Several weeks ago, while enjoying a turkey bacon guacamole sandwich, I caught one of the employees gazing towards the southeast at the sight of Mount Rainier. It was one of those days where the big white volcano seems particularly vivid; an omnipresent figure of life in Puget Sound.
"I really like working here for the view," he said.
"I bet you do," I responded. I had a mouthful of sandwich at the time, but he could decipher what I said.
It was a beautiful, albeit odd, juxtaposition of natural beauty and concrete.
Below the horizon stood one of the city's newest shopping centers, and everything within my 180-degree view, I surmised, was less than five years old. If I don't particularly support this type of development, I thought, I was doing a poor job of showing it by shopping there.
But at least in this town, getting rid of the strip mall might put local businesses in jeopardy, too.

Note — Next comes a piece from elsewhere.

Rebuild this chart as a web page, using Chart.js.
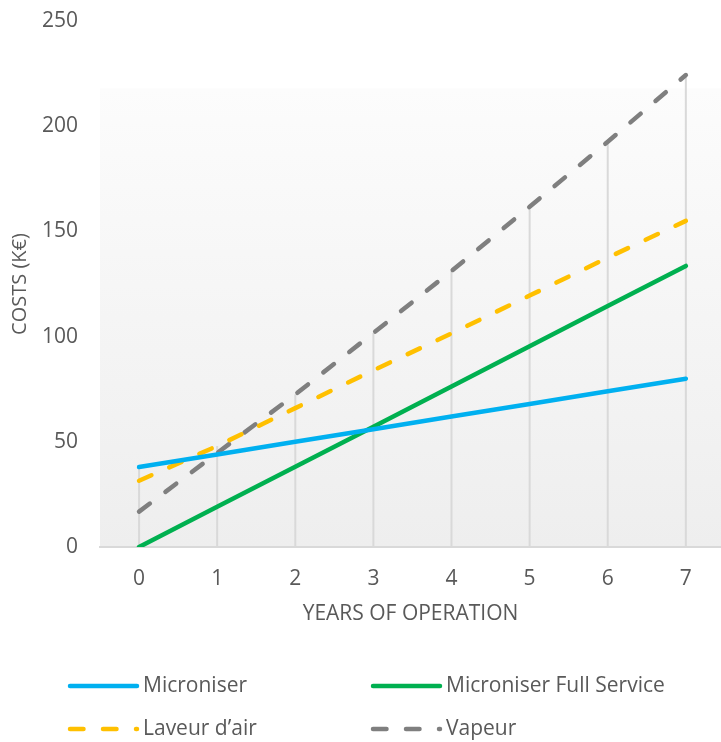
<!DOCTYPE html>
<html>
<head>
<meta charset="utf-8">
<title>Costs over years of operation</title>
<script src="https://cdn.jsdelivr.net/npm/chart.js@4.4.1/dist/chart.umd.min.js"></script>
<style>
  html, body { margin: 0; padding: 0; background: #fff; }
  #wrap { width: 721px; height: 742px; position: relative; }
</style>
</head>
<body>
<div id="wrap"><canvas id="costChart"></canvas></div>
<script>
// Data
const years = [0, 1, 2, 3, 4, 5, 6, 7];
const seriesNames = ['Microniser', 'Microniser Full Service', 'Laveur d’air', 'Vapeur'];
const microniser = [38, 44, 50, 56, 62, 68, 74, 80];
const fullService = [0, 19.1, 38.2, 57.2, 76.3, 95.4, 114.5, 133.6];
const laveurAir = [31.5, 48, 66, 84, 101.5, 119.5, 137.5, 155];
const vapeur = [16.8, 44.7, 72.5, 101.7, 131.2, 161.7, 192.6, 224.3];
const yTicks = [0, 50, 100, 150, 200, 250];

const textColor = '#595959';
const fontFamily = "'Open Sans', 'Noto Sans', sans-serif";
Chart.defaults.font.family = fontFamily;
Chart.defaults.color = textColor;

const toPoints = (arr) => years.map((x, i) => ({ x: x, y: arr[i] }));

// Soft grey gradient behind the plot (Excel style)
const plotBg = {
  id: 'plotBg',
  beforeDraw(chart) {
    const { ctx, chartArea: a } = chart;
    const top = a.top + (a.bottom - a.top) * 0.128;
    const g = ctx.createLinearGradient(0, top, 0, a.bottom);
    g.addColorStop(0, '#fcfcfc');
    g.addColorStop(1, '#eeeeee');
    ctx.save();
    ctx.fillStyle = g;
    ctx.fillRect(a.left, top, a.right - a.left, a.bottom - top);
    ctx.restore();
  }
};

// Drop lines: from the axis up to the highest series at each year
const dropLines = {
  id: 'dropLines',
  beforeDatasetsDraw(chart) {
    const { ctx, scales: { x, y } } = chart;
    ctx.save();
    ctx.strokeStyle = '#d9d9d9';
    ctx.lineWidth = 2;
    years.forEach((yr, i) => {
      const top = Math.max(...chart.data.datasets.map(ds => ds.data[i].y));
      const px = x.getPixelForValue(yr);
      ctx.beginPath();
      ctx.moveTo(px, y.getPixelForValue(0));
      ctx.lineTo(px, y.getPixelForValue(top));
      ctx.stroke();
    });
    ctx.restore();
  }
};

// Two-column legend under the axis title
const twoColLegend = {
  id: 'twoColLegend',
  afterDraw(chart) {
    const { ctx } = chart;
    const cols = [68, 371];
    const rows = [686, 729];
    const sampleLen = 69;
    ctx.save();
    ctx.font = '21px ' + fontFamily;
    ctx.textBaseline = 'middle';
    ctx.textAlign = 'left';
    chart.data.datasets.forEach((ds, i) => {
      const lx = cols[i % 2];
      const ly = rows[Math.floor(i / 2)];
      ctx.strokeStyle = ds.borderColor;
      ctx.lineWidth = 4.5;
      ctx.lineCap = 'round';
      ctx.setLineDash(ds.borderDash || []);
      ctx.beginPath();
      ctx.moveTo(lx + 2, ly);
      ctx.lineTo(lx + sampleLen, ly);
      ctx.stroke();
      ctx.setLineDash([]);
      ctx.fillStyle = textColor;
      ctx.fillText(ds.label, lx + sampleLen + 6, ly);
    });
    ctx.restore();
  }
};

const dash = [13.5, 19.5];

new Chart(document.getElementById('costChart'), {
  type: 'line',
  data: {
    datasets: [
      { label: seriesNames[0], data: toPoints(microniser), borderColor: '#00b0f0' },
      { label: seriesNames[1], data: toPoints(fullService), borderColor: '#00b050' },
      { label: seriesNames[2], data: toPoints(laveurAir), borderColor: '#ffc000', borderDash: dash },
      { label: seriesNames[3], data: toPoints(vapeur), borderColor: '#7f7f7f', borderDash: dash }
    ]
  },
  options: {
    responsive: true,
    maintainAspectRatio: false,
    animation: false,
    layout: { padding: { top: 21, bottom: 105, left: 0, right: 0 } },
    plugins: {
      legend: { display: false },
      tooltip: { enabled: false }
    },
    elements: {
      point: { radius: 0, hoverRadius: 0 },
      line: { tension: 0, borderWidth: 4.5, borderCapStyle: 'round', fill: false }
    },
    scales: {
      x: {
        type: 'linear',
        min: -0.5,
        max: 7.45,
        afterBuildTicks: (s) => { s.ticks = years.map(v => ({ value: v })); },
        afterFit: (s) => { s.height = 90; s.paddingLeft = 0; s.paddingRight = 0; },
        grid: { display: false, drawTicks: false },
        border: { color: '#d9d9d9', width: 2 },
        ticks: { color: textColor, font: { size: 21 }, padding: 19 },
        title: {
          display: true,
          text: 'YEARS OF OPERATION',
          color: textColor,
          font: { size: 21 },
          padding: { top: 0, bottom: 10 }
        }
      },
      y: {
        min: 0,
        max: 250,
        afterBuildTicks: (s) => { s.ticks = yTicks.map(v => ({ value: v })); },
        afterFit: (s) => { s.width = 100; s.paddingTop = 0; s.paddingBottom = 0; },
        grid: { display: false, drawTicks: false },
        border: { display: false },
        ticks: { color: textColor, font: { size: 21 }, padding: 22 },
        title: {
          display: true,
          text: 'COSTS (K€)',
          color: textColor,
          font: { size: 20 },
          padding: { top: 8, bottom: 0 }
        }
      }
    }
  },
  plugins: [plotBg, dropLines, twoColLegend]
});
</script>
</body>
</html>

Federal Way, I thought to myself, has to be one of the most unique places in Washington, if not the US; not because it has abandoned its historic downtown, but because it never had one. Here, we don't see businesses fleeing the old brick shops of Main Street for the sprawl of Highway 99, but rather a web of shopping center storefronts occupied by national chains and local businesses alike.
As consumers, it's tough to find a clear delineation-at least by looking at the storefront-between businesses owned by big national chains or those occupied by local entrepreneurs.
With the stalled Symphony project, I began to wonder if Federal Way will turn the corner in the changing the face of city that still has, at least in my opinion, some of the most beautiful views of the mountains and water in all of Puget Sound.
I finished my sandwich and left, topping off my soda on the way out the door. Some questions are just too big to answer in one meal.